HTA members reject densely worded ballot
Rights-assignment question remains unanswered for now
Iqaluit’s Amarok Hunters and Trappers Association rejected an assignment-rights ballot at a members-only meeting on May 16.
“Many people didn’t understand it. They want a legal opinion,” said David Ell, Amarok’s chair.
Members were poised to vote on whether Inuit can assign hunting rights to other Inuit and non-Inuit. The ballot, drawn up by the HTO’s board, is a densely worded, four-page document.
The ballot went back to the drawing board this week. It could take months before another ballot is drafted.
Under the Nunavut Land Claim Agreement, beneficiaries may transfer their hunting rights to another person. The rule allows non-Inuit to provide food for their Inuit spouses. However, exactly who can hunt and what they can hunt has never been specified. The assignment of hunting rights is the responsibility of each community’s HTA or HTO.

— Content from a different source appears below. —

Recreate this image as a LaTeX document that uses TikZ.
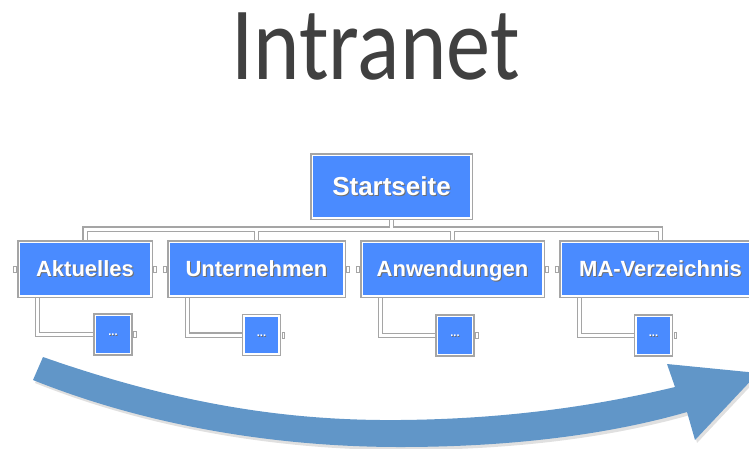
\documentclass[tikz,border=0pt]{standalone}
\usepackage{fontspec}
\setmainfont{Liberation Sans}
\newfontfamily\titlefont{Carlito}
\usetikzlibrary{calc,backgrounds}
\definecolor{boxblue}{RGB}{74,139,255}
\definecolor{arrowblue}{RGB}{97,150,200}
\definecolor{edgegray}{RGB}{165,165,165}
\definecolor{titlegray}{RGB}{64,64,64}
\definecolor{shadowgray}{RGB}{110,110,110}
\newcommand\shtxt[1]{\makebox[0pt][l]{\raisebox{-0.9pt}{\hspace{0.9pt}\textcolor{shadowgray}{#1}}}\textcolor{white}{#1}}
\tikzset{
  orgbox/.style={fill=boxblue, draw=white, line width=1.5pt, inner sep=0pt,
    text height=15.8pt, text depth=0pt,
    preaction={draw=edgegray, line width=4.5pt}, font=\bfseries\fontsize{22}{24}\selectfont},
  subbox/.style={orgbox, minimum width=35pt, minimum height=38pt, font=\bfseries\fontsize{11}{12}\selectfont, text height=2.5pt},
  connout/.style={draw=edgegray, line width=5.5pt},
  connin/.style={draw=white, line width=3pt},
  nub/.style={draw=edgegray, fill=white, line width=0.8pt},
}
\begin{document}
\begin{tikzpicture}[x=1pt,y=-1pt]
\useasboundingbox (0,0) rectangle (749,448);
\clip (0,0) rectangle (749,448);
% title
\node[anchor=base, text=titlegray, inner sep=0pt, xscale=0.85, font=\titlefont\fontsize{104}{110}\selectfont] (title) at (375.5,79) {Intranet};
% boxes
\node[orgbox, minimum width=158.5pt, minimum height=62.5pt, text height=18.7pt, font=\bfseries\fontsize{26}{28}\selectfont] (st) at (391.5,186.5) {\shtxt{Startseite}};
\node[orgbox, minimum width=131.5pt, minimum height=53.5pt] (akt) at (85,269) {\shtxt{Aktuelles}};
\node[orgbox, minimum width=174.5pt, minimum height=53.5pt] (unt) at (256.5,269) {\shtxt{Unternehmen}};
\node[orgbox, minimum width=180.5pt, minimum height=53.5pt] (anw) at (452.5,269) {\shtxt{Anwendungen}};
\node[orgbox, minimum width=198.5pt, minimum height=53.5pt] (ma) at (660.5,269) {\shtxt{MA-Verzeichnis}};
\node[subbox] (sakt) at (113,334.5) {\shtxt{...}};
\node[subbox] (sunt) at (261.5,335) {\shtxt{...}};
\node[subbox] (sanw) at (455,335.5) {\shtxt{...}};
\node[subbox] (sma) at (653.5,335.5) {\shtxt{...}};
\coordinate (bus) at (0,229);
\begin{scope}[on background layer]
  \foreach \c in {akt,unt,anw,ma}
    \draw[connout] (st.south) |- (\c.north |- bus) -- (\c.north);
  \foreach \c/\s in {akt/sakt,unt/sunt,anw/sanw,ma/sma}
    \draw[connout] ($(\c.south west)+(19,0)$) |- (\s.west);
  \foreach \c in {akt,unt,anw,ma}
    \draw[connin] (st.south) |- (\c.north |- bus) -- (\c.north);
  \foreach \c/\s in {akt/sakt,unt/sunt,anw/sanw,ma/sma}
    \draw[connin] ($(\c.south west)+(19,0)$) |- (\s.west);
\end{scope}
% nubs
\foreach \c in {akt,unt,anw,ma} {
  \draw[nub] ($(\c.west)+(-5,-3)$) rectangle ($(\c.west)+(-2.2,3)$);
  \draw[nub] ($(\c.east)+(2.2,-3)$) rectangle ($(\c.east)+(5,3)$);
}
\foreach \s in {sakt,sunt,sanw,sma}
  \draw[nub] ($(\s.east)+(2.2,-3)$) rectangle ($(\s.east)+(4.8,3)$);
% arrow shadow
\fill[black, opacity=0.12] (45,360) .. controls (182,408) and (292,424) .. (402,423)
  .. controls (512,422) and (602,408) .. (677,390) -- (671,367) -- (760,376) -- (697,443) -- (690,415)
  .. controls (602,440) and (502,450) .. (402,450)
  .. controls (282,450) and (152,430) .. (35,383) -- cycle;
% arrow
\fill[arrowblue] (43,357) .. controls (180,405) and (290,421) .. (400,420)
  .. controls (510,419) and (600,405) .. (675,387) -- (667,364) -- (758,373) -- (695,440) -- (687,412)
  .. controls (600,437) and (500,447) .. (400,447)
  .. controls (280,447) and (150,427) .. (33,380) -- cycle;
\end{tikzpicture}
\end{document}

In the past, beneficiaries have voiced concern about qallunaat who step off a plane, land an Inuit girlfriend — and become entitled to harvest big game such as whales and polar bears. The concerns are long-held and date back at least to division in 1999.
“This is a contentious issue that will be on-going,” said Sytukie Joamie, a member and former director of the Iqaluit HTA.

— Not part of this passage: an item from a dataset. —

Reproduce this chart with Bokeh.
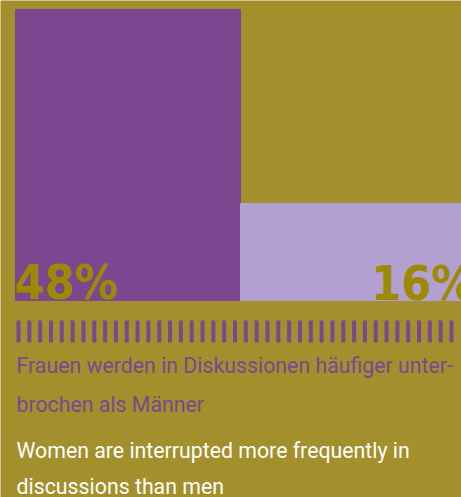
from bokeh.plotting import figure
from bokeh.models import Range1d, ColumnDataSource
from bokeh.core.properties import value
from bokeh.embed import file_html
from bokeh.resources import INLINE
import numpy as np

# data
categories = ["Frauen", "Männer"]
shares = [48, 16]
labels = ["48%", "16%"]
bar_colors = ["#7D4691", "#B3A0D0"]
title_de = ["Frauen werden in Diskussionen häufiger unter-", "brochen als Männer"]
title_en = ["Women are interrupted more frequently in", "discussions than men"]
n_ticks = 41

BG = "#A38F2B"
PURPLE = "#7D4691"
LABEL = "#9C8A00"

W, H = 461, 497
UX = 225.0              # px per category
K = 291 / 48.0          # px per percentage point
x0 = -0.5 - 15 / UX
y0 = -(H - 300) / K


def px_x(px):
    return x0 + px / UX


def px_y(py):
    return (300 - py) / K


p = figure(width=W, height=H, output_backend="svg", toolbar_location=None,
           x_range=Range1d(x0, x0 + W / UX), y_range=Range1d(y0, y0 + H / K),
           min_border=0, background_fill_color=BG, border_fill_color=BG,
           outline_line_color=None)
p.axis.visible = False
p.grid.visible = False

xs = list(range(len(categories)))
src = ColumnDataSource(dict(x=xs, top=shares, color=bar_colors, label=labels))
p.vbar(x="x", top="top", bottom=0, width=1.0, color="color", source=src)

# value labels
lab_font = dict(text_baseline="middle", text_color=LABEL, text_font_size="48px",
                text_font=value("DejaVu Sans Condensed"), text_font_style="bold")
p.text(x=[px_x(14)], y=[px_y(281)], text=[labels[0]], text_align="left", **lab_font)
p.text(x=[px_x(474)], y=[px_y(282)], text=[labels[1]], text_align="right", **lab_font)

# decorative tick row
tx = np.linspace(px_x(18), px_x(451), n_ticks)
p.segment(x0=tx, x1=tx, y0=[px_y(320)] * n_ticks, y1=[px_y(342)] * n_ticks,
          line_color=PURPLE, line_width=4)

txt_font = dict(text_baseline="middle", text_font_size="21.3px", text_font=value("Roboto"))
p.text(x=[px_x(16)] * 2, y=[px_y(365), px_y(403.5)], text=title_de,
       text_color=PURPLE, **txt_font)
p.text(x=[px_x(16)] * 2, y=[px_y(450), px_y(486)], text=title_en,
       text_color="white", **txt_font)

html = file_html(p, INLINE)
html = html.replace("<body>", '<body style="margin:0;background:%s">' % BG, 1)
open("out.html", "w").write(html)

“The priority is the Inuit. [Otherwise], you’re taking away something allocated to beneficiaries through the land claim.”

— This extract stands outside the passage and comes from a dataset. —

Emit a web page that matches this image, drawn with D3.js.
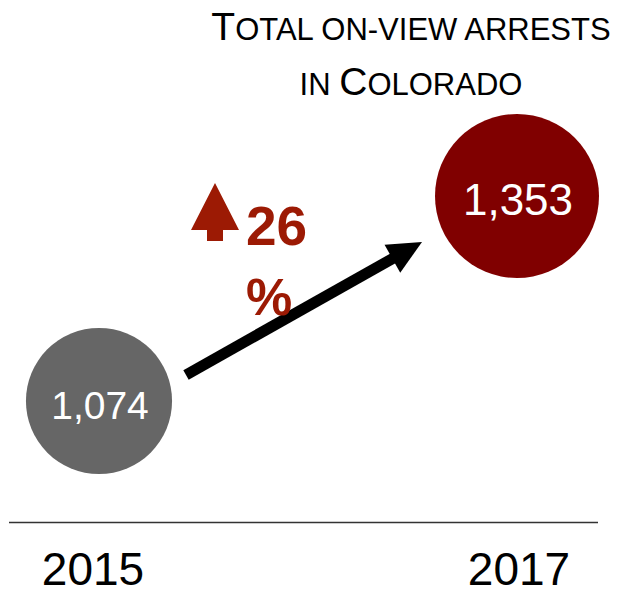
<!DOCTYPE html>
<html>
<head>
<meta charset="utf-8">
<script src="https://cdn.jsdelivr.net/npm/d3@7"></script>
<style>
  html, body { margin: 0; padding: 0; background: #fff; }
  svg { display: block; font-family: "Liberation Sans", Arial, sans-serif; }
</style>
</head>
<body>
<svg id="chart" width="629" height="594"></svg>
<script>
// ---- data ----
const years = ["2015", "2017"];
const arrests = [1074, 1353];
const valueLabels = ["1,074", "1,353"];
const changePct = "26";
const titleLines = [
  [["T", true], ["OTAL ON-VIEW ARRESTS", false]],
  [["IN ", false], ["C", true], ["OLORADO", false]]
];
const circleColors = ["#666666", "#800000"];
const accent = "#9c1a04";

const svg = d3.select("#chart");

// scales
const x = d3.scalePoint().domain(years).range([99, 517]);
const y = d3.scaleLinear().domain([1074, 1353]).range([401, 196]);
const r = d3.scaleSqrt().domain([0, 1353]).range([0, 82]);

// title
const title = svg.append("text")
  .attr("text-anchor", "middle")
  .attr("fill", "#000");
titleLines.forEach((parts, i) => {
  parts.forEach((p, j) => {
    const ts = title.append("tspan")
      .text(p[0])
      .attr("font-size", p[1] ? 39 : 31);
    if (j === 0) ts.attr("x", 411).attr("y", 40 + i * 55);
  });
});

// baseline
svg.append("line")
  .attr("x1", 9).attr("x2", 598)
  .attr("y1", 522.5).attr("y2", 522.5)
  .attr("stroke", "#333").attr("stroke-width", 1.5);

// year labels
svg.selectAll("text.year").data(years).join("text")
  .attr("class", "year")
  .attr("x", (d, i) => x(d) + (i === 0 ? -6 : 2))
  .attr("y", 585)
  .attr("text-anchor", "middle")
  .attr("font-size", 46)
  .attr("fill", "#000")
  .text(d => d);

// circles
svg.selectAll("circle.val").data(arrests).join("circle")
  .attr("class", "val")
  .attr("cx", (d, i) => x(years[i]))
  .attr("cy", d => y(d))
  .attr("r", d => r(d))
  .attr("fill", (d, i) => circleColors[i]);

svg.selectAll("text.val").data(arrests).join("text")
  .attr("class", "val")
  .attr("x", (d, i) => x(years[i]) + 1)
  .attr("y", (d, i) => y(d) + (i === 0 ? 18 : 19))
  .attr("text-anchor", "middle")
  .attr("font-size", (d, i) => i === 0 ? 39 : 44)
  .attr("fill", "#fff")
  .text((d, i) => valueLabels[i]);

// trend arrow
const x0 = x(years[0]) + 87, y0 = y(arrests[0]) - 26;
const x1 = x(years[1]) - 95, y1 = y(arrests[1]) + 46;
const ang = Math.atan2(y1 - y0, x1 - x0);
const headLen = 34, headW = 16;
const bx = x1 - headLen * Math.cos(ang), by = y1 - headLen * Math.sin(ang);
svg.append("line")
  .attr("x1", x0).attr("y1", y0)
  .attr("x2", bx + 4 * Math.cos(ang)).attr("y2", by + 4 * Math.sin(ang))
  .attr("stroke", "#000").attr("stroke-width", 11);
svg.append("path")
  .attr("d", d3.line()([
    [x1, y1],
    [bx - headW * Math.sin(ang), by + headW * Math.cos(ang)],
    [bx + headW * Math.sin(ang), by - headW * Math.cos(ang)]
  ]) + "Z")
  .attr("fill", "#000");

// up icon
svg.append("path")
  .attr("d", "M215,183 L239,230 L223,230 L223,241 L207,241 L207,230 L191,230 Z")
  .attr("fill", accent);

// change text
svg.append("text")
  .attr("x", 246).attr("y", 245)
  .attr("font-size", 55).attr("font-weight", "bold")
  .attr("fill", accent)
  .text(changePct);
svg.append("text")
  .attr("x", 246).attr("y", 315)
  .attr("font-size", 52).attr("font-weight", "bold")
  .attr("fill", accent)
  .text("%");
</script>
</body>
</html>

The ballot listed several options for HTA members. One option limited hunters to harvesting small game and shellfish. Another option included big game such as polar bears and narwhals.
Ell hopes the matter is dealt with “sooner rather than later.”
“It’s kind of a setback. I was hoping it would go through, ” he said.
The ballot made no provisions for longtime, non-Inuit residents who are limited by the Wildlife Act to when and what they can hunt.